§ WHAT THE EXERCISE ASKS
Write out the listing, please, but only from its first line through the line containing "['#a6a6a6', '#548235', '#2e75b6', '#3a3838', '#c55a11'];", exactly as given and without pictures.

((

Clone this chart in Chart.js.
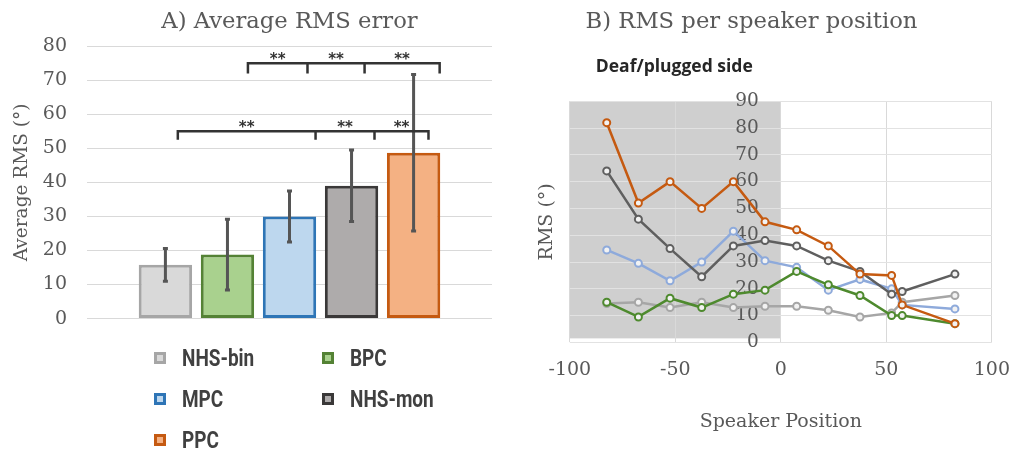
<!DOCTYPE html>
<html>
<head>
<meta charset="utf-8">
<style>
  body { margin: 0; background: #fff; width: 1026px; height: 454px; position: relative; overflow: hidden; }
  #chartA { position: absolute; left: 0; top: 0; }
  #chartB { position: absolute; left: 477px; top: 0; }
  #legend { position: absolute; left: 154px; top: 342px; display: grid; grid-template-columns: 168px 160px; row-gap: 9px; }
  .item { display: flex; align-items: center; height: 32px; }
  .box { width: 6px; height: 6px; border: 3px solid; margin-right: 16px; }
  .lab { font-family: Roboto, sans-serif; font-weight: bold; font-size: 24px; color: #404040; transform: scaleX(0.79); transform-origin: left center; }
</style>
</head>
<body>
<canvas id="chartA" width="500" height="350"></canvas>
<canvas id="chartB" width="549" height="454"></canvas>
<div id="legend"></div>

<script src="https://cdn.jsdelivr.net/npm/chart.js"></script>
<script>
  // ---- data ----
  const groups = ['NHS-bin', 'BPC', 'MPC', 'NHS-mon', 'PPC'];
  const avgRms = [15.8, 18.8, 30, 39, 48.7];
  const rmsErr = [4.8, 10.4, 7.5, 10.5, 23];
  const fillColors = ['#d9d9d9', '#a9d18e', '#bdd7ee', '#aeabab', '#f4b183'];
  const edgeColors = ['#a6a6a6', '#548235', '#2e75b6', '#3a3838', '#c55a11'];

  // significance brackets: level, tick positions in bar-index units
  const upperBracket = { level: 75, drop: 3, at: [1.33, 2.29, 3.21, 4.42] };
  const lowerBracket = { level: 55, drop: 2.5, at: [0.2, 2.42, 3.37, 4.24] };

  const speakerPos = [-82.5, -67.5, -52.5, -37.5, -22.5, -7.5, 7.5, 22.5, 37.5, 52.5, 57.5, 82.5];
  const nhsBin = [14.5, 15, 13, 15, 13, 13.5, 13.5, 12, 9.5, 11, 15, 17.5];
  const bpc    = [15, 9.5, 16.5, 13, 18, 19.5, 26.5, 21.5, 17.5, 10, 10, 7];
  const mpc    = [34.5, 29.5, 23, 30, 41.5, 30.5, 28, 19.5, 23.5, 20, 14, 12.5];
  const nhsMon = [64, 46, 35, 24.5, 36, 38, 36, 30.5, 26.5, 18, 19, 25.5];
  const ppc    = [82, 52, 60, 50, 60, 45, 42, 36, 25.5, 25, 14, 7];
  const lineColors = ['#a6a6a6', '#4e8a2e', '#8eaadb', '#5f5f5f', '#c55a11'];
  const shadeX = [-100, 0];
  const shadeY = [1.5, 90];

  const serif = 'DejaVu Serif';
  const grey = '#595959';

  // ---- legend (HTML) ----
  const legend = document.getElementById('legend');
  groups.forEach((g, i) => {
    const d = document.createElement('div');
    d.className = 'item';
    d.innerHTML = `<span class="box" style="border-color:${edgeColors[i]};background:${fillColors[i]}"></span><span class="lab">${g}</span>`;
    legend.appendChild(d);
  });

  // ---- panel A ----
  const errorBars = {
    id: 'errorBars',
    afterDatasetsDraw(chart) {
      const c = chart.ctx, y = chart.scales.y;
      c.save();
      c.strokeStyle = '#555';
      c.lineWidth = 3;
      chart.data.datasets.forEach((ds, i) => {
        const bar = chart.getDatasetMeta(i).data[0];
        const v = ds.data[0], e = rmsErr[i];
        const top = y.getPixelForValue(v + e), bot = y.getPixelForValue(v - e);
        c.beginPath();
        c.moveTo(bar.x, top); c.lineTo(bar.x, bot);
        c.moveTo(bar.x - 2.5, top); c.lineTo(bar.x + 2.5, top);
        c.moveTo(bar.x - 2.5, bot); c.lineTo(bar.x + 2.5, bot);
        c.stroke();
      });
      c.restore();
    }
  };

  const brackets = {
    id: 'brackets',
    afterDatasetsDraw(chart) {
      const c = chart.ctx, y = chart.scales.y;
      const xs = chart.data.datasets.map((ds, i) => chart.getDatasetMeta(i).data[0].x);
      const px = t => { const k = Math.min(Math.floor(t), xs.length - 2); return xs[k] + (t - k) * (xs[k + 1] - xs[k]); };
      c.save();
      c.strokeStyle = '#333';
      c.lineWidth = 2.5;
      c.fillStyle = '#333';
      c.font = 'bold 15px "DejaVu Sans"';
      c.textAlign = 'center';
      c.textBaseline = 'middle';
      [upperBracket, lowerBracket].forEach(b => {
        const ly = y.getPixelForValue(b.level), dy = y.getPixelForValue(b.level - b.drop);
        const p = b.at.map(px);
        c.beginPath();
        c.moveTo(p[0], dy); c.lineTo(p[0], ly); c.lineTo(p[p.length - 1], ly); c.lineTo(p[p.length - 1], dy);
        for (let k = 1; k < p.length - 1; k++) { c.moveTo(p[k], ly); c.lineTo(p[k], dy); }
        c.stroke();
        for (let k = 0; k < p.length - 1; k++) c.fillText('**', (p[k] + p[k + 1]) / 2, ly - 3);
      });
      c.restore();
    }
  };

  new Chart(document.getElementById('chartA'), {
    type: 'bar',
    data: {
      labels: [''],
      datasets: groups.map((g, i) => ({
        label: g,
        data: [avgRms[i]],
        backgroundColor: fillColors[i],
        borderColor: edgeColors[i],
        borderWidth: 3,
        borderSkipped: false,
        categoryPercentage: 0.766,
        barPercentage: 0.86
      }))
    },
    options: {
      responsive: false,
      animation: false,
      layout: { padding: { left: 8, right: 8, top: 0, bottom: 5 } },
      plugins: {
        legend: { display: false },
        tooltip: { enabled: false },
        title: {
          display: true, fullSize: false, text: 'A) Average RMS error', color: grey,
          font: { family: serif, size: 22.7, weight: 'normal' },
          padding: { top: 8, bottom: 11 }
        }
      },
      scales: {
        x: { display: false },
        y: {
          min: 0, max: 80,
          afterFit: s => { s.width = 79; },
          ticks: { stepSize: 10, color: grey, padding: 20, font: { family: serif, size: 19 } },
          grid: { color: '#d9d9d9', drawTicks: false },
          border: { display: false },
          title: { display: true, text: 'Average RMS (°)', color: grey, font: { family: serif, size: 18.5 }, padding: { top: 3, bottom: 2 } }
        }
      }
    },
    plugins: [errorBars, brackets]
  });

  // ---- panel B ----
  const shade = {
    id: 'shade',
    beforeDraw(chart) {
      const c = chart.ctx, x = chart.scales.x, y = chart.scales.y;
      const x0 = x.getPixelForValue(shadeX[0]), x1 = x.getPixelForValue(shadeX[1]);
      const y0 = y.getPixelForValue(shadeY[1]), y1 = y.getPixelForValue(shadeY[0]);
      c.save();
      c.fillStyle = '#cfcfcf';
      c.fillRect(x0, y0, x1 - x0, y1 - y0);
      c.fillStyle = '#262626';
      c.font = 'bold 17.5px "Open Sans"';
      c.textBaseline = 'middle';
      c.fillText('Deaf/plugged side', x0 + 26, 67);
      c.restore();
    }
  };

  const series = [nhsBin, bpc, mpc, nhsMon, ppc];
  const drawOrder = [5, 3, 4, 2, 1];

  new Chart(document.getElementById('chartB'), {
    type: 'line',
    data: {
      datasets: groups.map((g, i) => ({
        label: g,
        data: speakerPos.map((p, k) => ({ x: p, y: series[i][k] })),
        borderColor: lineColors[i],
        backgroundColor: '#f2f2f2',
        pointBorderColor: lineColors[i],
        pointBackgroundColor: '#f2f2f2',
        borderWidth: 2.5,
        pointRadius: 3.5,
        pointBorderWidth: 2,
        order: drawOrder[i]
      }))
    },
    options: {
      responsive: false,
      animation: false,
      layout: { padding: { left: 22, right: 22, top: 0, bottom: 8 } },
      plugins: {
        legend: { display: false },
        tooltip: { enabled: false },
        title: {
          display: true, text: 'B) RMS per speaker position', color: grey,
          font: { family: serif, size: 22.7, weight: 'normal' },
          padding: { top: 8, bottom: 66 }
        }
      },
      scales: {
        x: {
          type: 'linear', min: -100, max: 100,
          ticks: { stepSize: 50, color: grey, padding: 16, font: { family: serif, size: 19 } },
          grid: { color: '#d9d9d9', drawTicks: false },
          border: { display: false },
          title: { display: true, text: 'Speaker Position', color: grey, font: { family: serif, size: 19 }, padding: { top: 13, bottom: 13 } }
        },
        y: {
          type: 'linear', min: 0, max: 90,
          // labels sit just left of the zero line
          position: { x: -10.4 },
          ticks: { stepSize: 10, color: grey, font: { family: serif, size: 18.5 } },
          grid: { color: '#e2e2e2', drawTicks: false },
          border: { display: false }
        },
        yTitle: {
          type: 'linear', position: 'left', min: 0, max: 90,
          ticks: { display: false },
          grid: { display: false },
          border: { display: false },
          title: { display: true, text: 'RMS (°)', color: grey, font: { family: serif, size: 19 }, padding: { top: 37, bottom: 3 } }
        }
      }
    },
    plugins: [shade]
  });
</script>
</body>
</html>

))

§ TASK OUTPUT
Clone this chart in Chart.js.
<!DOCTYPE html>
<html>
<head>
<meta charset="utf-8">
<style>
  body { margin: 0; background: #fff; width: 1026px; height: 454px; position: relative; overflow: hidden; }
  #chartA { position: absolute; left: 0; top: 0; }
  #chartB { position: absolute; left: 477px; top: 0; }
  #legend { position: absolute; left: 154px; top: 342px; display: grid; grid-template-columns: 168px 160px; row-gap: 9px; }
  .item { display: flex; align-items: center; height: 32px; }
  .box { width: 6px; height: 6px; border: 3px solid; margin-right: 16px; }
  .lab { font-family: Roboto, sans-serif; font-weight: bold; font-size: 24px; color: #404040; transform: scaleX(0.79); transform-origin: left center; }
</style>
</head>
<body>
<canvas id="chartA" width="500" height="350"></canvas>
<canvas id="chartB" width="549" height="454"></canvas>
<div id="legend"></div>

<script src="https://cdn.jsdelivr.net/npm/chart.js"></script>
<script>
  // ---- data ----
  const groups = ['NHS-bin', 'BPC', 'MPC', 'NHS-mon', 'PPC'];
  const avgRms = [15.8, 18.8, 30, 39, 48.7];
  const rmsErr = [4.8, 10.4, 7.5, 10.5, 23];
  const fillColors = ['#d9d9d9', '#a9d18e', '#bdd7ee', '#aeabab', '#f4b183'];
  const edgeColors = ['#a6a6a6', '#548235', '#2e75b6', '#3a3838', '#c55a11'];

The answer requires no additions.